I got a C on my first assignment for not answering the whole question, “Please outline your top 10 pros and cons (5 each) of a direct-to-fan sales and marketing approach. Which traditional outlets do you think are still effective for selling and marketing your music?” I got the 10 pros and cons but skipped the question on which traditional outlets still work. Rats… the details get me every time.

But it is the dialogue that I’m most interested in. That is the good stuff. The grade is really negligible for me.

I mean the music industry sucks for open dialogue. Generally there is just too much ego and posturing and and self congratulation and fierce competition for the industry to actually openly discuss what works or doesn’t work in their marketing methodologies. It is interesting.
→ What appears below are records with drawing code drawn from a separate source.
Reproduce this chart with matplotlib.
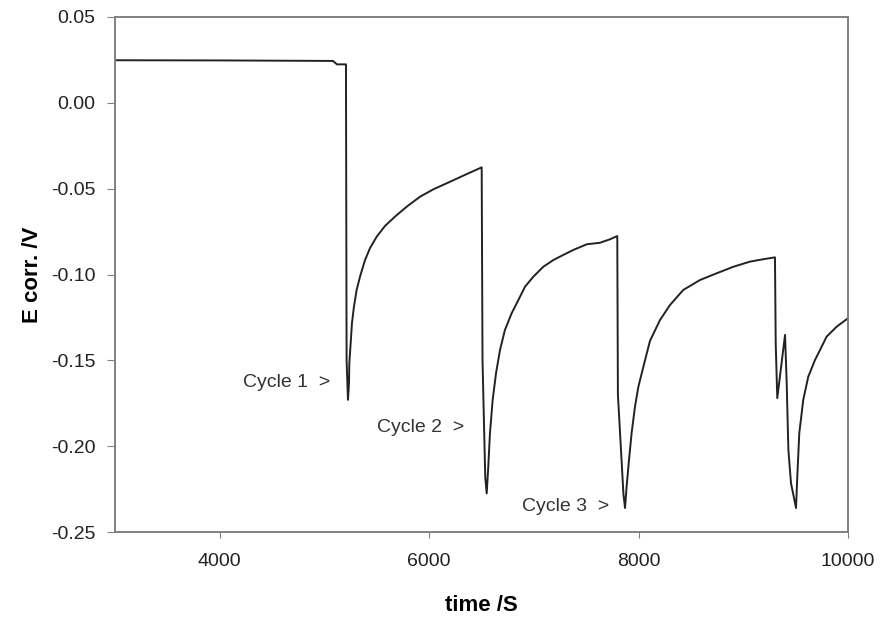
import matplotlib.pyplot as plt

# time (s) and corrosion potential (V)
time_s = [3000, 4000, 5082, 5120, 5206, 5212, 5225,
          # cycle 1 recovery
          5235, 5238, 5251, 5263, 5282, 5308, 5340, 5388, 5435, 5499,
          5579, 5674, 5786, 5913, 6040, 6199, 6359, 6502,
          # cycle 2
          6510, 6536, 6550,
          6565, 6581, 6607, 6639, 6677, 6724, 6788, 6852, 6916, 6995,
          7090, 7186, 7281, 7377, 7505, 7632, 7727, 7797,
          # cycle 3
          7803, 7856, 7871,
          7886, 7909, 7934, 7966, 7998, 8045, 8109, 8205, 8300, 8427,
          8587, 8746, 8905, 9064, 9191, 9303,
          # cycle 4 (double dip)
          9310, 9325, 9399, 9415, 9431, 9456, 9504,
          9516, 9535, 9573, 9621, 9685, 9733, 9796, 9892, 10000]
e_corr = [0.0248, 0.0247, 0.0244, 0.0224, 0.0224, -0.150, -0.173,
          -0.1634, -0.1517, -0.140, -0.1284, -0.1188, -0.109, -0.1013, -0.0916, -0.0847, -0.078,
          -0.0717, -0.0663, -0.0605, -0.0547, -0.0504, -0.046, -0.0415, -0.0376,
          -0.150, -0.218, -0.2275,
          -0.212, -0.1925, -0.173, -0.1575, -0.144, -0.1323, -0.1226, -0.1149, -0.1071, -0.1013,
          -0.0955, -0.0916, -0.0886, -0.0857, -0.0824, -0.0815, -0.0795, -0.0776,
          -0.170, -0.228, -0.236,
          -0.2236, -0.208, -0.1923, -0.177, -0.1655, -0.154, -0.1387, -0.1265, -0.1178, -0.109,
          -0.1032, -0.0993, -0.0955, -0.0925, -0.0911, -0.090,
          -0.140, -0.172, -0.1352, -0.1634, -0.2022, -0.2216, -0.236,
          -0.2178, -0.1925, -0.173, -0.1595, -0.1498, -0.144, -0.1362, -0.1304, -0.1255]

labels = ["Cycle 1  >", "Cycle 2  >", "Cycle 3  >"]
label_x = [5060, 6340, 7720]
label_y = [-0.163, -0.189, -0.235]

plt.rcParams['font.family'] = ['Liberation Sans', 'DejaVu Sans']

fig, ax = plt.subplots(figsize=(8.81, 6.2), dpi=100)
fig.subplots_adjust(left=0.1305, right=0.9625, top=0.9726, bottom=0.1419)

ax.plot(time_s, e_corr, color='#222222', linewidth=1.4)

for txt, tx, ty in zip(labels, label_x, label_y):
    ax.text(tx, ty, txt, ha='right', va='center', fontsize=14, color='#333333')

ax.set_xlim(3000, 10000)
ax.set_ylim(-0.25, 0.05)
ax.set_xticks([4000, 6000, 8000, 10000])
ax.set_yticks([0.05, 0.0, -0.05, -0.10, -0.15, -0.20, -0.25])
ax.set_yticklabels(["0.05", "0.00", "-0.05", "-0.10", "-0.15", "-0.20", "-0.25"])

for s in ax.spines.values():
    s.set_color('#808080')
    s.set_linewidth(1.4)
ax.tick_params(axis='both', colors='#808080', labelcolor='#222222',
               labelsize=14, direction='out')
ax.tick_params(axis='x', length=4, pad=11)
ax.tick_params(axis='y', length=6, pad=8)

ax.set_xlabel('time /S', fontsize=16, fontweight='bold', labelpad=18)
ax.set_ylabel('E corr. /V', fontsize=16, fontweight='bold', labelpad=6)

fig.savefig('out.png', dpi=100)
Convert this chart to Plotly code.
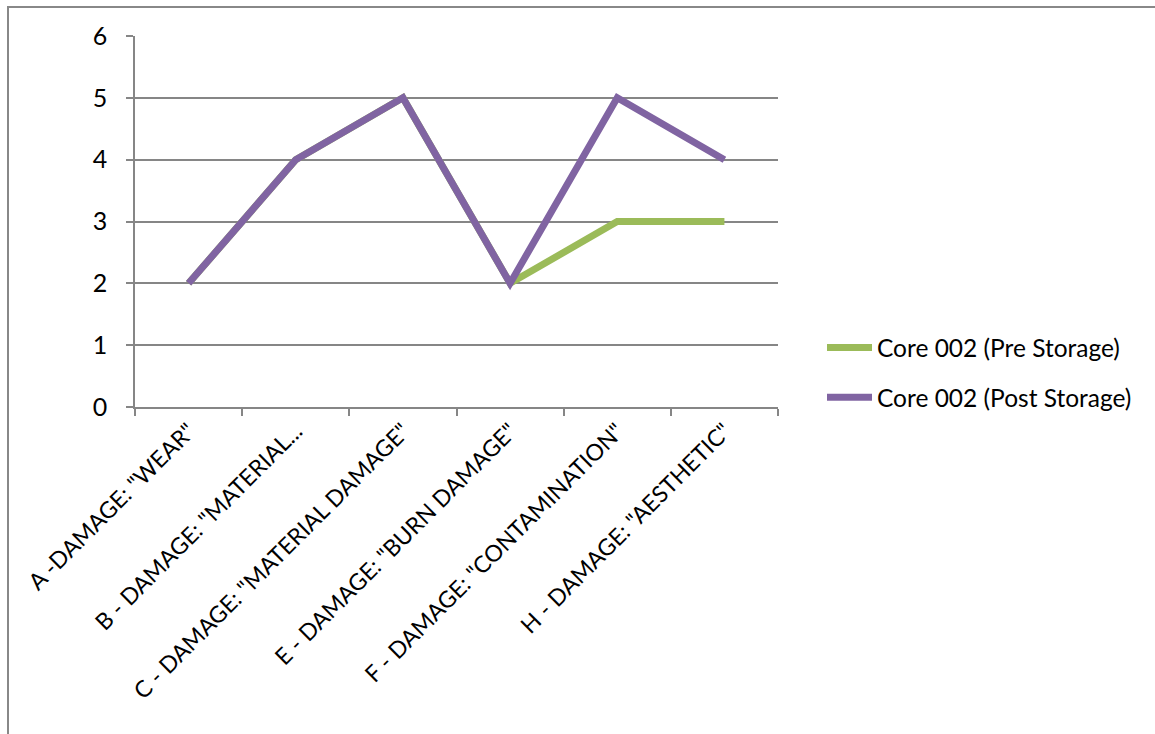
import plotly.graph_objects as go

categories = ['A -DAMAGE: "WEAR"', 'B - DAMAGE: "MATERIAL...', 'C - DAMAGE: "MATERIAL DAMAGE"',
              'E - DAMAGE: "BURN DAMAGE"', 'F - DAMAGE: "CONTAMINATION"', 'H - DAMAGE: "AESTHETIC"']
pre_storage = [2, 4, 5, 2, 3, 3]
post_storage = [2, 4, 5, 2, 5, 4]
y_ticks = [0, 1, 2, 3, 4, 5, 6]

FONT = "Lato, Carlito, Calibri, sans-serif"
GRID = "#868686"

fig = go.Figure()
fig.add_trace(go.Scatter(x=categories, y=pre_storage, mode="lines", name="Core 002 (Pre Storage)",
                         line=dict(color="#9BBB59", width=7), legendgroup="a"))
fig.add_trace(go.Scatter(x=categories, y=post_storage, mode="lines", name="Core 002 (Post Storage)",
                         line=dict(color="#8064A2", width=7), legendgroup="b"))

L, R, T, B = 135, 778, 36, 407
W, H = 1155, 734
pw, ph = R - L, B - T

def px_x(x):
    return (x - L) / pw

def px_y(y):
    return (B - y) / ph

fig.update_layout(
    width=W, height=H,
    margin=dict(l=L, r=W - R, t=T, b=H - B, pad=0),
    paper_bgcolor="white", plot_bgcolor="white",
    font=dict(family=FONT, size=24, color="black"),
    showlegend=True,
    legend=dict(x=px_x(822), y=px_y(325), xanchor="left", yanchor="top",
                font=dict(size=24.5), tracegroupgap=15, traceorder="grouped",
                itemwidth=45, bgcolor="rgba(0,0,0,0)"),
    xaxis=dict(type="category", range=[-0.5, 5.5], tickangle=-45, showgrid=False,
               showline=True, linecolor=GRID, linewidth=1.5,
               ticks="outside", ticklen=7, tickcolor=GRID, tickwidth=1.5,
               tickson="boundaries", tickfont=dict(size=23), automargin=False),
    yaxis=dict(range=[0, 6], tickvals=y_ticks, showgrid=True, gridcolor=GRID, gridwidth=1.5,
               showline=True, linecolor=GRID, linewidth=1.5, zeroline=False,
               ticks="outside", ticklen=7, tickcolor=GRID, tickwidth=1.5,
               ticklabelstandoff=14,
               tickfont=dict(size=25), automargin=False),
    shapes=[dict(type="rect", xref="paper", yref="paper",
                 x0=px_x(8), x1=px_x(1170), y0=px_y(745), y1=px_y(7),
                 line=dict(color="#888888", width=2), fillcolor="rgba(0,0,0,0)", layer="below")],
)

fig.write_html("out.html")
If you go to any number of main stream “corporate” marketing conferences often you find presenters (one person showing a case study or telling a real story of success) or round tables (open dialogue with the audience and a moderator). But in the music industry it is all about “The Panel” (a group of hand picked experts who are really there to propel their own agendas).

So I’m looking to Academics for dialogue and I applaud Ian and Shamal and team for bringing it into a forum where such things can hopefully thrive. My fear of course is that the promise of open dialogue here could quickly be clouded by the marketing agenda. We shall see.

I’m also interested in the Topspin platform. I don’t think that it is akin to the second coming of Christ as the hype would lead us to believe, but I do think that it is a game changer and puts some pretty powerful tools in the hands of artists and their team. At FanMail, we are hoping to expand our programming over the next months to execute services for our clients on the Topspin platform. This is a good way to “dip our toe in the water” without taking a full dive.

We have a number of clients who use both FanMail and Topspin in tandem. FanMail for email, sms, automation and database management and Topspin for transactions, media and widgets. I’m hopeful that as the dev team continues to build out their APIs, that the doors will be opened where these two world class systems can continue to compliment each other. Ian, can I hear an open source yelp?

To top it off (and inspired by the class project) I’m working with Josiah to bring The Lion’s Rampant album “It’s fun to do bad things” to market for a March release on Topspin. This band it too much fun and I’m sure there will be more insights on this to come.

Ok, I’m off to find an apple for the teacher.